What is expected: Write the material out again in full, word for word. Do not include the pictures.

Stored data:
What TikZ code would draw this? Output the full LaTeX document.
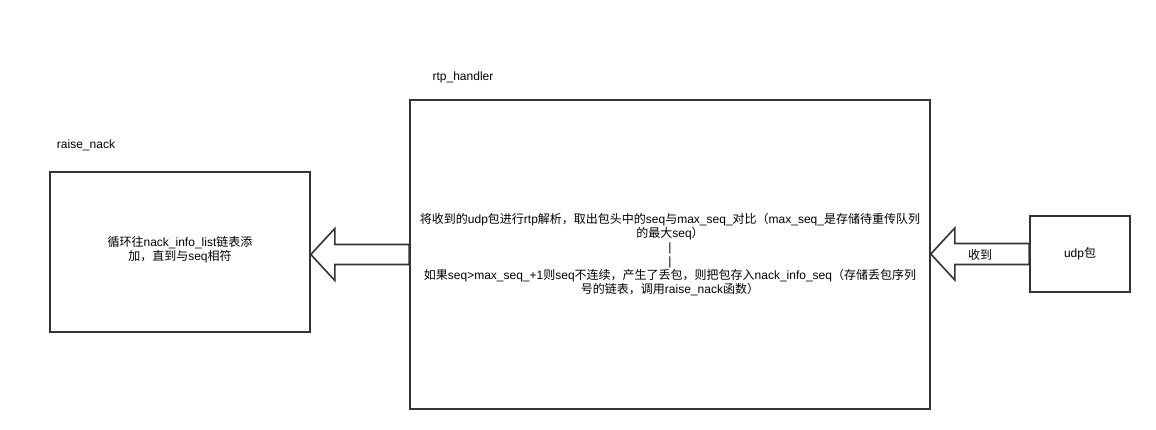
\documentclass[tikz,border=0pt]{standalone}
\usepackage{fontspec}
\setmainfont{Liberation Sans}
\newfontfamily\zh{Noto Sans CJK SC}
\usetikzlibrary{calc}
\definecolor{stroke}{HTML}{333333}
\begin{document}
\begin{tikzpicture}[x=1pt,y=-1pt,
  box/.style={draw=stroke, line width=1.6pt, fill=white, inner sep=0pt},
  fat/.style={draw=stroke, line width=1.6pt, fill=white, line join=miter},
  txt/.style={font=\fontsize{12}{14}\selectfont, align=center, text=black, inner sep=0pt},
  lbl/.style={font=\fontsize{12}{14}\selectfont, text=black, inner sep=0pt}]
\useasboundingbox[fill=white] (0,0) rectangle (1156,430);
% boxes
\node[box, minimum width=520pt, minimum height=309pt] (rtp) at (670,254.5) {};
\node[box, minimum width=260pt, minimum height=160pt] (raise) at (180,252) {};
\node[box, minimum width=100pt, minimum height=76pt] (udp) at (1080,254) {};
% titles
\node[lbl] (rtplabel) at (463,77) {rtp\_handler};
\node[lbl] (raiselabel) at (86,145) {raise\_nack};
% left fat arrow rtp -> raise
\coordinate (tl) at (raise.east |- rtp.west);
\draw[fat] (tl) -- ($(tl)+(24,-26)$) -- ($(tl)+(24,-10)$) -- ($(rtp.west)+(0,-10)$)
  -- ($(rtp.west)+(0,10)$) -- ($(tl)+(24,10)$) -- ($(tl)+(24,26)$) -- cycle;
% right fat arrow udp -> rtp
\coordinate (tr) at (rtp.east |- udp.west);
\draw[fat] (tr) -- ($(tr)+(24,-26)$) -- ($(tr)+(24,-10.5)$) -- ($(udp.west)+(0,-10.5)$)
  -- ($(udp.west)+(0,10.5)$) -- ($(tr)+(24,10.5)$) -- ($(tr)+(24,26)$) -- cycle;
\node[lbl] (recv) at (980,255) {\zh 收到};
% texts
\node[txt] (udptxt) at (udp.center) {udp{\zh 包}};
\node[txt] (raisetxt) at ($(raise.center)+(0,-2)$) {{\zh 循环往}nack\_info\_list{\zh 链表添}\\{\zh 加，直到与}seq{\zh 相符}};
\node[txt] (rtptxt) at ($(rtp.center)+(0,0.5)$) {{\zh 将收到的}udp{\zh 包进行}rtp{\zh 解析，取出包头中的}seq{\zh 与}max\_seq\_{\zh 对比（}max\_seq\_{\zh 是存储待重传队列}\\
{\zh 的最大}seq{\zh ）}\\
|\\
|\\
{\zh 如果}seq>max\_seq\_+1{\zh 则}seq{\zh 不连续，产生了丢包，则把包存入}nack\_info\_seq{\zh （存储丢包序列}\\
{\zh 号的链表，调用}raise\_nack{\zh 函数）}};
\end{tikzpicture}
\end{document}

Answer below:
What TikZ code would draw this? Output the full LaTeX document.
\documentclass[tikz,border=0pt]{standalone}
\usepackage{fontspec}
\setmainfont{Liberation Sans}
\newfontfamily\zh{Noto Sans CJK SC}
\usetikzlibrary{calc}
\definecolor{stroke}{HTML}{333333}
\begin{document}
\begin{tikzpicture}[x=1pt,y=-1pt,
  box/.style={draw=stroke, line width=1.6pt, fill=white, inner sep=0pt},
  fat/.style={draw=stroke, line width=1.6pt, fill=white, line join=miter},
  txt/.style={font=\fontsize{12}{14}\selectfont, align=center, text=black, inner sep=0pt},
  lbl/.style={font=\fontsize{12}{14}\selectfont, text=black, inner sep=0pt}]
\useasboundingbox[fill=white] (0,0) rectangle (1156,430);
% boxes
\node[box, minimum width=520pt, minimum height=309pt] (rtp) at (670,254.5) {};
\node[box, minimum width=260pt, minimum height=160pt] (raise) at (180,252) {};
\node[box, minimum width=100pt, minimum height=76pt] (udp) at (1080,254) {};
% titles
\node[lbl] (rtplabel) at (463,77) {rtp\_handler};
\node[lbl] (raiselabel) at (86,145) {raise\_nack};
% left fat arrow rtp -> raise
\coordinate (tl) at (raise.east |- rtp.west);
\draw[fat] (tl) -- ($(tl)+(24,-26)$) -- ($(tl)+(24,-10)$) -- ($(rtp.west)+(0,-10)$)
  -- ($(rtp.west)+(0,10)$) -- ($(tl)+(24,10)$) -- ($(tl)+(24,26)$) -- cycle;
% right fat arrow udp -> rtp
\coordinate (tr) at (rtp.east |- udp.west);
\draw[fat] (tr) -- ($(tr)+(24,-26)$) -- ($(tr)+(24,-10.5)$) -- ($(udp.west)+(0,-10.5)$)
  -- ($(udp.west)+(0,10.5)$) -- ($(tr)+(24,10.5)$) -- ($(tr)+(24,26)$) -- cycle;
\node[lbl] (recv) at (980,255) {\zh 收到};
% texts
\node[txt] (udptxt) at (udp.center) {udp{\zh 包}};
\node[txt] (raisetxt) at ($(raise.center)+(0,-2)$) {{\zh 循环往}nack\_info\_list{\zh 链表添}\\{\zh 加，直到与}seq{\zh 相符}};
\node[txt] (rtptxt) at ($(rtp.center)+(0,0.5)$) {{\zh 将收到的}udp{\zh 包进行}rtp{\zh 解析，取出包头中的}seq{\zh 与}max\_seq\_{\zh 对比（}max\_seq\_{\zh 是存储待重传队列}\\
{\zh 的最大}seq{\zh ）}\\
|\\
|\\
{\zh 如果}seq>max\_seq\_+1{\zh 则}seq{\zh 不连续，产生了丢包，则把包存入}nack\_info\_seq{\zh （存储丢包序列}\\
{\zh 号的链表，调用}raise\_nack{\zh 函数）}};
\end{tikzpicture}
\end{document}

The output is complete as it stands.